== WORK TO BE COMPLETED ==
Your task is to retype, word for word, the lines from the start of the data through the line holding "from matplotlib.patches import". Do not include the pictures.

== DATA PROVIDED ==
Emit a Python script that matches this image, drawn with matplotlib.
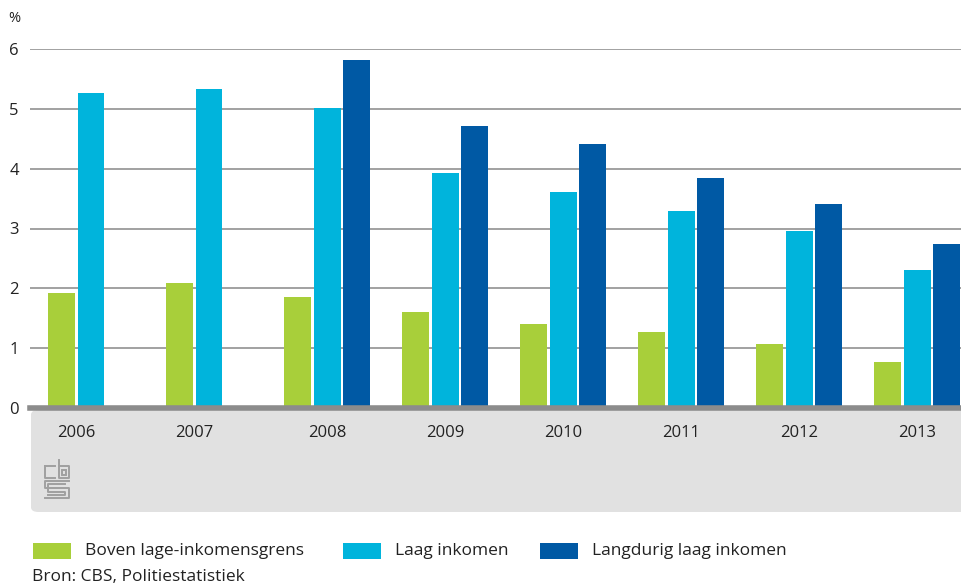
import numpy as np
import matplotlib.pyplot as plt
from matplotlib.patches import FancyBboxPatch, Rectangle

# data
years = ["2006", "2007", "2008", "2009", "2010", "2011", "2012", "2013"]
boven = [1.92, 2.09, 1.86, 1.61, 1.40, 1.27, 1.07, 0.77]
laag = [5.27, 5.33, 5.02, 3.93, 3.61, 3.29, 2.96, 2.31]
langdurig = [None, None, 5.82, 4.72, 4.41, 3.85, 3.41, 2.74]
series_names = ["Boven lage-inkomensgrens", "Laag inkomen", "Langdurig laag inkomen"]
colors = ["#a8cf3a", "#00b4dc", "#0059a4"]

plt.rcParams["font.family"] = ["Open Sans", "DejaVu Sans"]

W, H = 962, 586
fig = plt.figure(figsize=(W / 100, H / 100), dpi=100)

def fx(px):
    return px / W

def fy(py):
    return 1 - py / H

ax = fig.add_axes([fx(30), fy(408), fx(962 - 30), (408 - 49) / H])

x = np.arange(len(years))
step = 0.25
width = 0.228
ax.bar(x - step, boven, width, color=colors[0], zorder=3)
ax.bar(x, laag, width, color=colors[1], zorder=3)
lx = [xi + step for xi, v in zip(x, langdurig) if v is not None]
lv = [v for v in langdurig if v is not None]
ax.bar(lx, lv, width, color=colors[2], zorder=3)

ax.set_xlim(-0.517, 7.38)
ax.set_ylim(0, 6)
ax.set_yticks(range(0, 7))
ax.set_yticklabels([str(v) for v in range(0, 7)], fontsize=12, color="#222222")
for lab in ax.get_yticklabels():
    lab.set_horizontalalignment("left")
ax.tick_params(axis="y", length=0, pad=15)
ax.set_xticks([])
ax.grid(axis="y", color="#9a9a9a", linewidth=1.3, zorder=0)
for s in ax.spines.values():
    s.set_visible(False)
ax.axhline(0, color="#8c8c8c", linewidth=4, zorder=4, clip_on=False)

# grey panel below the axis
panel = FancyBboxPatch((fx(31), fy(512)), fx(962 - 31) + 0.02, (512 - 410) / H,
                       boxstyle="round,pad=0,rounding_size=0.008",
                       transform=fig.transFigure, facecolor="#e1e1e1",
                       edgecolor="none", zorder=-1)
fig.patches.append(panel)

for i, yr in enumerate(years):
    cx = i - step / 2 if langdurig[i] is None else i
    xp = ax.transData.transform((cx, 0))[0]
    fig.text(xp / W, fy(433), yr, ha="center", va="center", fontsize=12, color="#222222")

# simple cbs logo sketch
logo = fig.add_axes([fx(44), fy(499), fx(27), 40 / H], zorder=5)
logo.set_xlim(0, 26)
logo.set_ylim(0, 40)
logo.axis("off")
lc = "#a0a0a0"
lw = 1.4
logo.plot([1, 1, 11], [33, 21, 21], color=lc, lw=lw)
logo.plot([1, 11], [33, 33], color=lc, lw=lw)
logo.plot([14, 14, 24, 24, 14], [39, 21, 21, 33, 33], color=lc, lw=lw)
logo.add_patch(Rectangle((17, 24), 4, 5, fill=False, edgecolor=lc, lw=lw))
logo.plot([24, 1, 1, 24, 24, 1], [18, 18, 11, 11, 1, 1], color=lc, lw=lw)
logo.plot([20, 4, 4, 20, 20, 4], [15, 15, 7.5, 7.5, 4.5, 4.5], color=lc, lw=lw)

fig.text(fx(8), fy(18), "%", fontsize=10.5, color="#222222", va="center")

# legend
leg_x = [33, 343, 540]
for px, name, c in zip(leg_x, series_names, colors):
    fig.patches.append(Rectangle((fx(px), fy(559)), fx(38), 16 / H,
                                 transform=fig.transFigure, facecolor=c, edgecolor="none"))
    fig.text(fx(px + 52), fy(551), name, fontsize=12.5, color="#222222", va="center")

fig.text(fx(32), fy(577), "Bron: CBS, Politiestatistiek", fontsize=12.5, color="#222222", va="center")

fig.savefig("out.png", dpi=100)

== SOLUTION TO THE EXERCISE ==
Emit a Python script that matches this image, drawn with matplotlib.
import numpy as np
import matplotlib.pyplot as plt
from matplotlib.patches import FancyBboxPatch, Rectangle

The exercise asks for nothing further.